PROMPT:
Retype, with no alterations, every line between the one containing "Recreate this image" and the one containing "import numpy as np", counting both of those lines too. Pictures are to be left out.

Records with drawing code
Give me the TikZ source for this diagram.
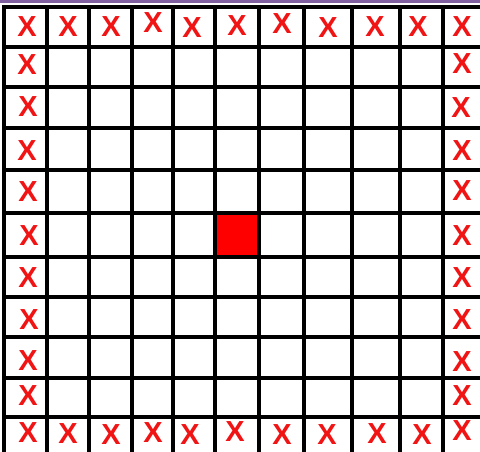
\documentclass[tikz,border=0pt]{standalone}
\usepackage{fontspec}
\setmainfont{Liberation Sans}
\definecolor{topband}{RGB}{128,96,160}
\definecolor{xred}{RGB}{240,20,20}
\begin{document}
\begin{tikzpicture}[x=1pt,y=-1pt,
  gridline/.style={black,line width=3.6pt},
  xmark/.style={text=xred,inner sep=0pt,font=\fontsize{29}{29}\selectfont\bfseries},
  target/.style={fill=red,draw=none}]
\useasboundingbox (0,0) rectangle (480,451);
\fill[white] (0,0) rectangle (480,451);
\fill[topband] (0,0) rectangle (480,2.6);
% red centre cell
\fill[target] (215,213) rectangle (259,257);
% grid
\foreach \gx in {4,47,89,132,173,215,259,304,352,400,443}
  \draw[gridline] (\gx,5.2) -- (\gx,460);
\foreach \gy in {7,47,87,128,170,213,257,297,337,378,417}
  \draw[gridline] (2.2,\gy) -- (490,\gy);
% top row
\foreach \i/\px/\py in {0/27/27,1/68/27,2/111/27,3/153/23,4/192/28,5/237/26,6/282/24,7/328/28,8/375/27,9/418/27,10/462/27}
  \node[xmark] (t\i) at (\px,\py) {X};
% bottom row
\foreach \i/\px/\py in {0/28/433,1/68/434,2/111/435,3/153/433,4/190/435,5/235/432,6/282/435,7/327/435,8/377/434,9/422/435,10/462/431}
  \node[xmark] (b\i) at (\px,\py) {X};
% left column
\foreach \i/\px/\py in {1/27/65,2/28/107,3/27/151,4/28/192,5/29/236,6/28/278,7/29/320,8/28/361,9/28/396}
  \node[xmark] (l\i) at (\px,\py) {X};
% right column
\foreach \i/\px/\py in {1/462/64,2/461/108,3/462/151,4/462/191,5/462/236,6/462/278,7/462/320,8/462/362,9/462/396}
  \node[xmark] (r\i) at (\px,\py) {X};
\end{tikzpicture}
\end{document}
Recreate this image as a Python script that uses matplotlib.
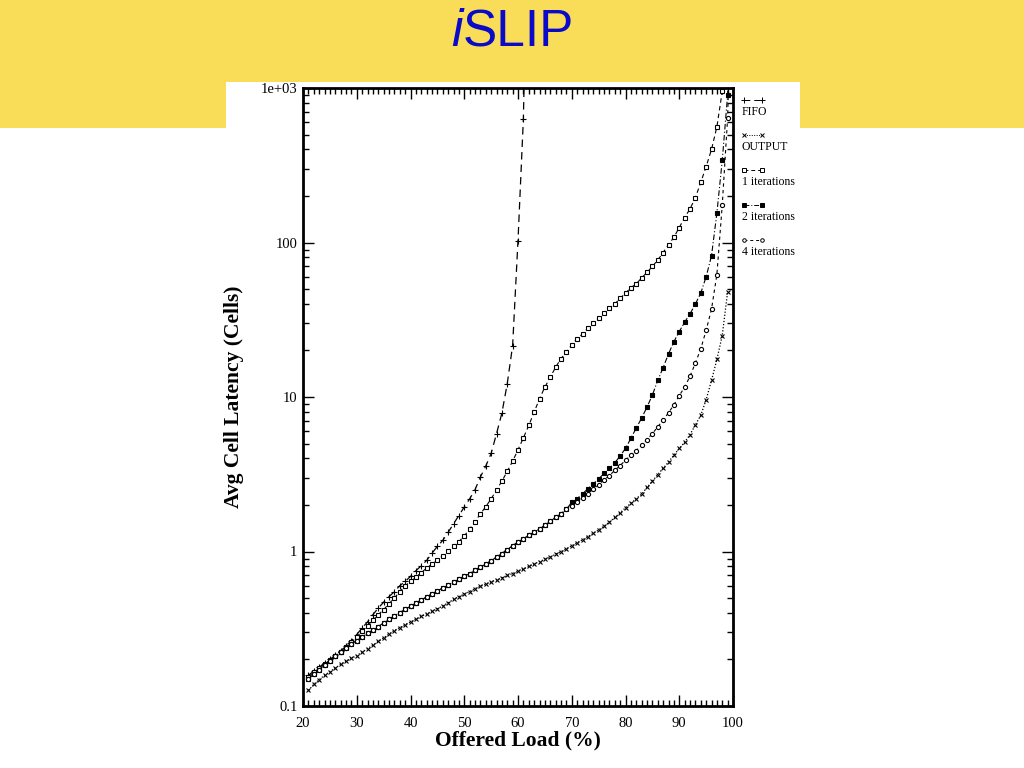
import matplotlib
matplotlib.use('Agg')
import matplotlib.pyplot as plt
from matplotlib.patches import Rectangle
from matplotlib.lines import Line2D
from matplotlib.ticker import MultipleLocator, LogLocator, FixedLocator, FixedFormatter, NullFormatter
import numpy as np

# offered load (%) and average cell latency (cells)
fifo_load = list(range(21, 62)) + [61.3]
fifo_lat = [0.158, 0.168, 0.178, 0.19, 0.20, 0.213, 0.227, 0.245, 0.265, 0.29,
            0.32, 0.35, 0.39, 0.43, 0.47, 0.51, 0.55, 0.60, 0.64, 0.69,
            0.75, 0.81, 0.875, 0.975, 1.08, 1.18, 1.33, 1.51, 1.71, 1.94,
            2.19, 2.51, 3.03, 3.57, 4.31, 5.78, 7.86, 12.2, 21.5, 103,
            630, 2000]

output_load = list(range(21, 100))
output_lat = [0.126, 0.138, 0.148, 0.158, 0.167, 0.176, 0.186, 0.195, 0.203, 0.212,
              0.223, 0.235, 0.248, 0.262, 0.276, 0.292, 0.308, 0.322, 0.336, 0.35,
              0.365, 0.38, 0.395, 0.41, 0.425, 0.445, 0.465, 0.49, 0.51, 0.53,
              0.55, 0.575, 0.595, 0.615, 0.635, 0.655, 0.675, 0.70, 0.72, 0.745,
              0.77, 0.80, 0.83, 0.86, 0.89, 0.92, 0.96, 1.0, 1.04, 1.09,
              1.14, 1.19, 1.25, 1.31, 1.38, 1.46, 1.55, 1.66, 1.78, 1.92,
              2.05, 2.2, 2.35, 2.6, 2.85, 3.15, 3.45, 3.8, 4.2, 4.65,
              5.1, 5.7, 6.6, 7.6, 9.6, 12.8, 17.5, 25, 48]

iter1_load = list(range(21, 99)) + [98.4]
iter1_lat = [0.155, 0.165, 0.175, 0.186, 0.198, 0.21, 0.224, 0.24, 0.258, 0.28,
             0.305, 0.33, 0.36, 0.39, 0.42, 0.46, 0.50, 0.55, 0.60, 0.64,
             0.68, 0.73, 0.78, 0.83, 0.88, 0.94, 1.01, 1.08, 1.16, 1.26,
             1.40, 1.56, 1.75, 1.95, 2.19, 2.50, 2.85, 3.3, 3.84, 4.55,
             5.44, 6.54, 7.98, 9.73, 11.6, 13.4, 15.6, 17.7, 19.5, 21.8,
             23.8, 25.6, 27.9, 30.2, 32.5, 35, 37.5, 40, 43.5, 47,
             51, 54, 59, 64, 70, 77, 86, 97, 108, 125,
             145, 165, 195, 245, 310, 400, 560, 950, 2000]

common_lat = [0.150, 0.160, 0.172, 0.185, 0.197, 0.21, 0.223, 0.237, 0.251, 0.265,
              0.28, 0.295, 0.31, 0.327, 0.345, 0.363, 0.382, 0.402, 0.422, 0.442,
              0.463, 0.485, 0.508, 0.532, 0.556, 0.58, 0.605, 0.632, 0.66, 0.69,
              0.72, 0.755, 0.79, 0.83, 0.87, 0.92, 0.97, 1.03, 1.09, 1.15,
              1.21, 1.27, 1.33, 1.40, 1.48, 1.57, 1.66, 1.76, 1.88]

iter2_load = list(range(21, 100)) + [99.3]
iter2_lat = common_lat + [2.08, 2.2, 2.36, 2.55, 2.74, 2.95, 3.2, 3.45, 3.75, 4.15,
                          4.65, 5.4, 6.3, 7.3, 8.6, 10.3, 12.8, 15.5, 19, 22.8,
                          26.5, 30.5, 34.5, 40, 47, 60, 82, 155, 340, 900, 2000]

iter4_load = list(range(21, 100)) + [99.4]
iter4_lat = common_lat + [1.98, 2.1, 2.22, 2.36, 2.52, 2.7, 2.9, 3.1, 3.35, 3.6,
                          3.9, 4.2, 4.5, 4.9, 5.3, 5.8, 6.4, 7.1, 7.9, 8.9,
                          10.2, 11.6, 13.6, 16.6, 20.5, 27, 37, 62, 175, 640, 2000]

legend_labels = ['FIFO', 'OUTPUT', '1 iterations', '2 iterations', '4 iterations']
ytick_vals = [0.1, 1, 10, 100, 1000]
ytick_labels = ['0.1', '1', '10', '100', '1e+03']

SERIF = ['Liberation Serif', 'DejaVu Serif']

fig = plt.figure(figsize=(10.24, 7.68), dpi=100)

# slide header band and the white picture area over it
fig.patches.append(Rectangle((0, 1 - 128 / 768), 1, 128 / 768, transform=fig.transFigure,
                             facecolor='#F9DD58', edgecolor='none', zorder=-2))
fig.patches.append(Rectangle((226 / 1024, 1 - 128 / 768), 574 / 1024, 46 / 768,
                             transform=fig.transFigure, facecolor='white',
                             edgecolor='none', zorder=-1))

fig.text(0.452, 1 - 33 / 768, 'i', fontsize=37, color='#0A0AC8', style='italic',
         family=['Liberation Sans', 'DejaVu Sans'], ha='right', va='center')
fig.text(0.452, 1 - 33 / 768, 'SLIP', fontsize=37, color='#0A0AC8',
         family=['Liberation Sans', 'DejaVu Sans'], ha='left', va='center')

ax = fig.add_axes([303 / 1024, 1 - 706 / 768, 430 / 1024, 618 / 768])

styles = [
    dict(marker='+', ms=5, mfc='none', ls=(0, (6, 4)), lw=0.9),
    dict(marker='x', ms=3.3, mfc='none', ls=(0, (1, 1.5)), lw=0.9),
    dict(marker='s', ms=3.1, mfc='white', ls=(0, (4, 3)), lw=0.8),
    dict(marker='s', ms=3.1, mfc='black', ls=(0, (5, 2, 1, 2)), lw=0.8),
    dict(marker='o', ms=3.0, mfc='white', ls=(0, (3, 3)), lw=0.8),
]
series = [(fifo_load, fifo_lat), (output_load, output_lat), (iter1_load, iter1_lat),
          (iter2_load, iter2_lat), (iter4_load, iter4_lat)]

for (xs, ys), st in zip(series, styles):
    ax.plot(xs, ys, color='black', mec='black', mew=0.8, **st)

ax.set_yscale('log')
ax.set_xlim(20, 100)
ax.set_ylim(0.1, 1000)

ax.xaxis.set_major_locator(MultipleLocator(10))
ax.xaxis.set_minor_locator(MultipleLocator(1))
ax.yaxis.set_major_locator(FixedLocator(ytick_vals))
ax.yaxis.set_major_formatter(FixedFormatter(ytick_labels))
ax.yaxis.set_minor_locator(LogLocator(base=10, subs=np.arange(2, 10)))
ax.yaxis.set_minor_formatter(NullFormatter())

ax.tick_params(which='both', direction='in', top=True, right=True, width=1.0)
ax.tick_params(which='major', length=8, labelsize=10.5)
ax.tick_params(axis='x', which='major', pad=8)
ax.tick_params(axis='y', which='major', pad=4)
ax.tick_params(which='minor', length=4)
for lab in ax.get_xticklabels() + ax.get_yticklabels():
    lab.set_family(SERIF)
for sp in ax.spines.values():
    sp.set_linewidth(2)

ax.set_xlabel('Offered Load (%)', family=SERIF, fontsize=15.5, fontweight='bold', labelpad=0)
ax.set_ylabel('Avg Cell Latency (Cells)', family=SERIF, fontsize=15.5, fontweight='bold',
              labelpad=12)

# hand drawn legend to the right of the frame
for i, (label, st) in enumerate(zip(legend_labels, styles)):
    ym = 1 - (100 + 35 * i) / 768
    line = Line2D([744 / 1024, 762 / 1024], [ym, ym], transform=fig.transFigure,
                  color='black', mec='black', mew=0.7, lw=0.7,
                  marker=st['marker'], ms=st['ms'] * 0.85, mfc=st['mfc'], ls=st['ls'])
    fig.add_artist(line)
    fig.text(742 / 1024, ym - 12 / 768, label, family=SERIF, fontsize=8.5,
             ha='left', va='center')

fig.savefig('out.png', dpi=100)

OUTPUT FOR THIS TASK:
Recreate this image as a Python script that uses matplotlib.
import matplotlib
matplotlib.use('Agg')
import matplotlib.pyplot as plt
from matplotlib.patches import Rectangle
from matplotlib.lines import Line2D
from matplotlib.ticker import MultipleLocator, LogLocator, FixedLocator, FixedFormatter, NullFormatter
import numpy as np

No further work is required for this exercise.